• The problem
Leave out the pictures, then reproduce the rest of the material exactly.

####################

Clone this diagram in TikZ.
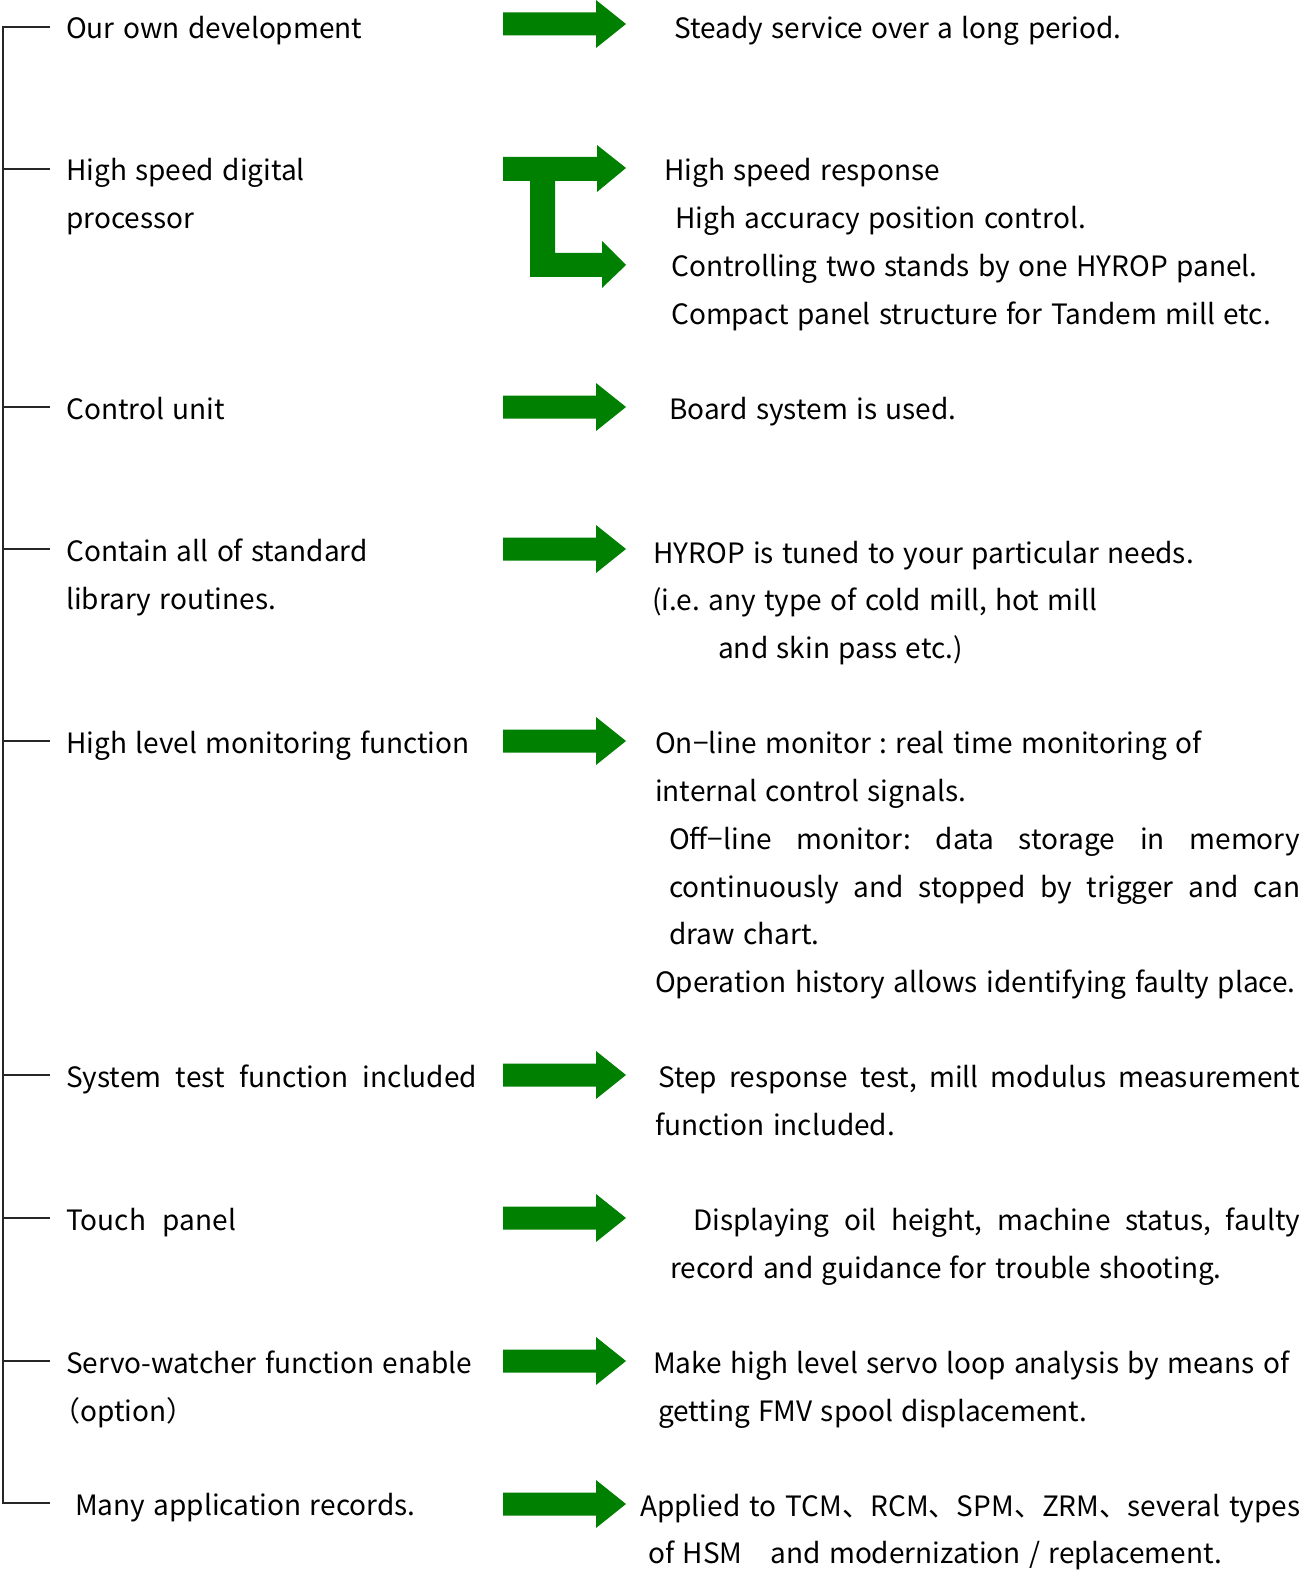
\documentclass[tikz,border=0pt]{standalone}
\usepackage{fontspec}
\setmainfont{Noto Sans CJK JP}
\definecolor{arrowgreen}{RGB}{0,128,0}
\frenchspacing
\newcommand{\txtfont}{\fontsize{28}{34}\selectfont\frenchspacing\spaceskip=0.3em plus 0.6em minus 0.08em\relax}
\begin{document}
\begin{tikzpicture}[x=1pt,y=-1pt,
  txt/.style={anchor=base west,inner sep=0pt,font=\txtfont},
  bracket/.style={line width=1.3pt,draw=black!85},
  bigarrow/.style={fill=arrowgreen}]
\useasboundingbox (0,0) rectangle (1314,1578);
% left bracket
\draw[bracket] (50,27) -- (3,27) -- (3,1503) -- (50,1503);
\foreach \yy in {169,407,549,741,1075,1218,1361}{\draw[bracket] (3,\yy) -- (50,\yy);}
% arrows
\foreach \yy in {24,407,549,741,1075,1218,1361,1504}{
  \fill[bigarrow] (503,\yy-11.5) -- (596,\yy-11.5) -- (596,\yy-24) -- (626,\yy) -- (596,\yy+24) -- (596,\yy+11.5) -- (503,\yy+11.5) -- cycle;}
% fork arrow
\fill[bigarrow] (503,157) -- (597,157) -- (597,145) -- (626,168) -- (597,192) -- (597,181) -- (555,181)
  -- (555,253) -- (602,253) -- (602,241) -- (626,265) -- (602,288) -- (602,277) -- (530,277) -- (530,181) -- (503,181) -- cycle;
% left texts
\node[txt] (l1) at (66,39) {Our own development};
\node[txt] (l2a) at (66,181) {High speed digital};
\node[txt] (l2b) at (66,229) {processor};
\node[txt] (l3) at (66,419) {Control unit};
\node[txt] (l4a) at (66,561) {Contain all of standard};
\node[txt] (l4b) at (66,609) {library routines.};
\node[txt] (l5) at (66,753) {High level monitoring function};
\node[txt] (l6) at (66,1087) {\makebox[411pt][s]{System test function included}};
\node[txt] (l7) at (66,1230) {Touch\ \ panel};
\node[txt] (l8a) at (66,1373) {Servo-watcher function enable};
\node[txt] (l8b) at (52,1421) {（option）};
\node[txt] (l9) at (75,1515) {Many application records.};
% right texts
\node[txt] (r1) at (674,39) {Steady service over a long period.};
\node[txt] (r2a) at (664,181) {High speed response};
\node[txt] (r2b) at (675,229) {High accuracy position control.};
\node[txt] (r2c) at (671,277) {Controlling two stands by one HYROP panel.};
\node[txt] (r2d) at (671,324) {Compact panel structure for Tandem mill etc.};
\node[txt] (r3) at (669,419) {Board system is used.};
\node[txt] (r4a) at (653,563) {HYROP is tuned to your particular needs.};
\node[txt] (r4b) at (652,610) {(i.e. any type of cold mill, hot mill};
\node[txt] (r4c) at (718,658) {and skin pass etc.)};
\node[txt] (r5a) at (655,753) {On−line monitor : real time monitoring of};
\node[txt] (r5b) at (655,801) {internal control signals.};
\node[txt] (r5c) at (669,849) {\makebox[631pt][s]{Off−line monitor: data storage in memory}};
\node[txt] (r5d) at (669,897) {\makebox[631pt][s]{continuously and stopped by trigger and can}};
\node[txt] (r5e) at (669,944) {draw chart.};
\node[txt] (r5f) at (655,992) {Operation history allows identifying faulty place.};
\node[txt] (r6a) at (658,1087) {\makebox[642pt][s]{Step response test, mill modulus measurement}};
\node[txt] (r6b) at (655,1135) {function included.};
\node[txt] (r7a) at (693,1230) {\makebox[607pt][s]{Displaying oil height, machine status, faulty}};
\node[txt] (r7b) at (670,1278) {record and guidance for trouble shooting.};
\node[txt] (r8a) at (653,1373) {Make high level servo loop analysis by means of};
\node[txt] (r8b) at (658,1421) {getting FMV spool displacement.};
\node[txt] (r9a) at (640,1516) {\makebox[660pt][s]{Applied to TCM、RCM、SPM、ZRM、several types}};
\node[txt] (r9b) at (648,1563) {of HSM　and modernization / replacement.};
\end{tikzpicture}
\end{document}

####################

• Solution
Clone this diagram in TikZ.
\documentclass[tikz,border=0pt]{standalone}
\usepackage{fontspec}
\setmainfont{Noto Sans CJK JP}
\definecolor{arrowgreen}{RGB}{0,128,0}
\frenchspacing
\newcommand{\txtfont}{\fontsize{28}{34}\selectfont\frenchspacing\spaceskip=0.3em plus 0.6em minus 0.08em\relax}
\begin{document}
\begin{tikzpicture}[x=1pt,y=-1pt,
  txt/.style={anchor=base west,inner sep=0pt,font=\txtfont},
  bracket/.style={line width=1.3pt,draw=black!85},
  bigarrow/.style={fill=arrowgreen}]
\useasboundingbox (0,0) rectangle (1314,1578);
% left bracket
\draw[bracket] (50,27) -- (3,27) -- (3,1503) -- (50,1503);
\foreach \yy in {169,407,549,741,1075,1218,1361}{\draw[bracket] (3,\yy) -- (50,\yy);}
% arrows
\foreach \yy in {24,407,549,741,1075,1218,1361,1504}{
  \fill[bigarrow] (503,\yy-11.5) -- (596,\yy-11.5) -- (596,\yy-24) -- (626,\yy) -- (596,\yy+24) -- (596,\yy+11.5) -- (503,\yy+11.5) -- cycle;}
% fork arrow
\fill[bigarrow] (503,157) -- (597,157) -- (597,145) -- (626,168) -- (597,192) -- (597,181) -- (555,181)
  -- (555,253) -- (602,253) -- (602,241) -- (626,265) -- (602,288) -- (602,277) -- (530,277) -- (530,181) -- (503,181) -- cycle;
% left texts
\node[txt] (l1) at (66,39) {Our own development};
\node[txt] (l2a) at (66,181) {High speed digital};
\node[txt] (l2b) at (66,229) {processor};
\node[txt] (l3) at (66,419) {Control unit};
\node[txt] (l4a) at (66,561) {Contain all of standard};
\node[txt] (l4b) at (66,609) {library routines.};
\node[txt] (l5) at (66,753) {High level monitoring function};
\node[txt] (l6) at (66,1087) {\makebox[411pt][s]{System test function included}};
\node[txt] (l7) at (66,1230) {Touch\ \ panel};
\node[txt] (l8a) at (66,1373) {Servo-watcher function enable};
\node[txt] (l8b) at (52,1421) {（option）};
\node[txt] (l9) at (75,1515) {Many application records.};
% right texts
\node[txt] (r1) at (674,39) {Steady service over a long period.};
\node[txt] (r2a) at (664,181) {High speed response};
\node[txt] (r2b) at (675,229) {High accuracy position control.};
\node[txt] (r2c) at (671,277) {Controlling two stands by one HYROP panel.};
\node[txt] (r2d) at (671,324) {Compact panel structure for Tandem mill etc.};
\node[txt] (r3) at (669,419) {Board system is used.};
\node[txt] (r4a) at (653,563) {HYROP is tuned to your particular needs.};
\node[txt] (r4b) at (652,610) {(i.e. any type of cold mill, hot mill};
\node[txt] (r4c) at (718,658) {and skin pass etc.)};
\node[txt] (r5a) at (655,753) {On−line monitor : real time monitoring of};
\node[txt] (r5b) at (655,801) {internal control signals.};
\node[txt] (r5c) at (669,849) {\makebox[631pt][s]{Off−line monitor: data storage in memory}};
\node[txt] (r5d) at (669,897) {\makebox[631pt][s]{continuously and stopped by trigger and can}};
\node[txt] (r5e) at (669,944) {draw chart.};
\node[txt] (r5f) at (655,992) {Operation history allows identifying faulty place.};
\node[txt] (r6a) at (658,1087) {\makebox[642pt][s]{Step response test, mill modulus measurement}};
\node[txt] (r6b) at (655,1135) {function included.};
\node[txt] (r7a) at (693,1230) {\makebox[607pt][s]{Displaying oil height, machine status, faulty}};
\node[txt] (r7b) at (670,1278) {record and guidance for trouble shooting.};
\node[txt] (r8a) at (653,1373) {Make high level servo loop analysis by means of};
\node[txt] (r8b) at (658,1421) {getting FMV spool displacement.};
\node[txt] (r9a) at (640,1516) {\makebox[660pt][s]{Applied to TCM、RCM、SPM、ZRM、several types}};
\node[txt] (r9b) at (648,1563) {of HSM　and modernization / replacement.};
\end{tikzpicture}
\end{document}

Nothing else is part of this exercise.